Tout d’abord, on est d’accord sur le fait que les négociations, alliances et menaces en dehors de la partie sont détestables et à proscrire (comme un enfant qui favorise toujours un parent quand une personne extérieure à la famille joue, ou comme une “solidarité féminine”). Non là je parle du gars qui va dire ponctuellement et pas toujours à la même personne, ce coup là il me tente, si tu me le laisses, je te propose telle chose en échange (rien qui ne soit expressément autorisé par les règles, comme laisser un emplacement ou une carte par exemple).

Pour ce qui est du kingmaking (ça va sans doute être un peu brouillon), tout d’abord, on n’est pas obligé d’attendre de ne plus rien pouvoir faire pour être dans cette situation. Ce n’est sans doute pas possible dans tous les jeux, mais il me semble que voir la victoire nous échapper est quelque chose qu’on peut voir se dessiner petit à petit. Dès lors, si on est surpris au moment où on ne peut plus rien faire, c’est qu’on a mal joué et qu’on a mal anticipé.

Vu de l’autre côté, si je sais qu’il y a une possibilité de kingmaking, cela peut m’inciter à moins jouer au détriment d’un joueur si je sais que j’aurai besoin de lui en fin de partie. D’ailleurs, ça peut du coup inciter les joueurs à ne pas s’acharner sur quelqu’un en particulier.

Enfin si on regarde les incitatifs qu’il y a pour chaque joueur, si le kingmaker choisit comme gagnant obligatoirement le joueur qui l’a le moins malmené, alors ça peut provoquer un concours chez les autres joueurs à ne pas trop s’acharner sur le kingmaker en devenir.

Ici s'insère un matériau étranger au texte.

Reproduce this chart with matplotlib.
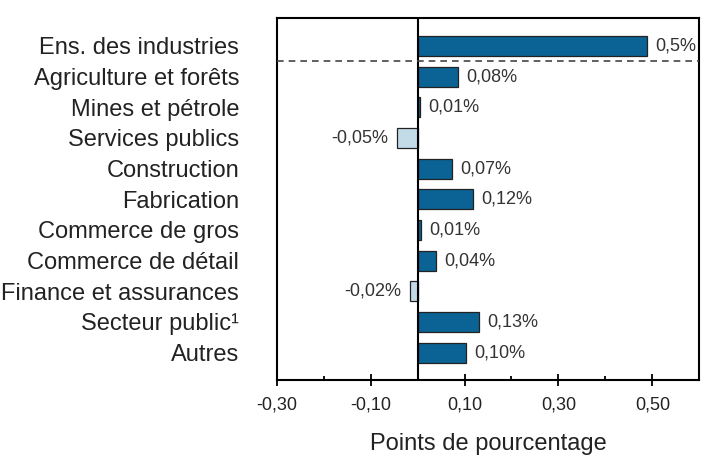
import matplotlib
matplotlib.use("Agg")
import matplotlib.pyplot as plt
from matplotlib.ticker import FixedLocator

plt.rcParams['font.family'] = ['Liberation Sans', 'DejaVu Sans']

categories = ["Ens. des industries", "Agriculture et forêts", "Mines et pétrole",
              "Services publics", "Construction", "Fabrication", "Commerce de gros",
              "Commerce de détail", "Finance et assurances", "Secteur public¹", "Autres"]
values = [0.488, 0.086, 0.005, -0.044, 0.073, 0.118, 0.008, 0.039, -0.017, 0.130, 0.103]
value_labels = ["0,5%", "0,08%", "0,01%", "-0,05%", "0,07%", "0,12%", "0,01%",
                "0,04%", "-0,02%", "0,13%", "0,10%"]
xticks = [-0.30, -0.10, 0.10, 0.30, 0.50]
xtick_labels = ["-0,30", "-0,10", "0,10", "0,30", "0,50"]
minor_ticks = [-0.20, 0.20, 0.40]

dark = "#0a6394"
light = "#c3dbe7"

fig = plt.figure(figsize=(7.09, 4.65), dpi=100)
ax = fig.add_axes([0.3903, 0.1822, 0.5960, 0.7784])

ypos = list(range(len(categories)))
colors = [dark if v >= 0 else light for v in values]
ax.barh(ypos, values, height=0.65, color=colors, edgecolor="#222222", linewidth=0.9, zorder=2)

ax.set_xlim(-0.30, 0.60)
ax.set_ylim(10.9, -0.9)
ax.axvline(0, color="black", linewidth=1.5, zorder=3)
ax.axhline(0.5, color="#444444", linewidth=1.2, linestyle=(0, (4, 3)), zorder=3)

for y, v, lab in zip(ypos, values, value_labels):
    if v >= 0:
        ax.annotate(lab, (v, y), xytext=(6, 0), textcoords="offset points",
                    ha="left", va="center", fontsize=13, color="#333333")
    else:
        ax.annotate(lab, (v, y), xytext=(-6, 0), textcoords="offset points",
                    ha="right", va="center", fontsize=13, color="#333333")

ax.set_yticks(ypos)
ax.set_yticklabels(categories, fontsize=17, color="#222222")
ax.tick_params(axis="y", length=0, pad=27)

ax.set_xticks(xticks)
ax.set_xticklabels(xtick_labels, fontsize=13, color="#222222")
ax.xaxis.set_minor_locator(FixedLocator(minor_ticks))
ax.tick_params(axis="x", which="major", direction="inout", length=8, width=1.3, pad=8)
ax.tick_params(axis="x", which="minor", direction="in", length=3, width=1.3)

for s in ax.spines.values():
    s.set_linewidth(1.5)

ax.set_xlabel("Points de pourcentage", fontsize=17, labelpad=14, color="#222222")

fig.savefig("out.png", dpi=100)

Maintenant, je concède volontiers que ça nécessite de changer notre façon de jouer, mais justement ma question était de savoir s’il n’était pas possible d’en faire une opportunité de remontée dans une situation qui n’est pas encore totalement perdue. Ça peut être une alliance temporaire avec le plus fragile des 2 joueurs parmi lesquels nous serons vraisemblablement amené à choisir, et ce n’est peut-être possible que si on sait/pense être le joueur le plus faible à la table par exemple.

Ça c’est un truc qui existe dans quasi tout les jeux ou l’interaction est un poil directe et que tout le monde pratique déjà. Dans roots, Hansa Teutonica, etc

Certainement pas dans mon cercle de joueurs sauf pour brancher. Ce que lon fait souvent. Mais dans le jeu on optimise nos coups.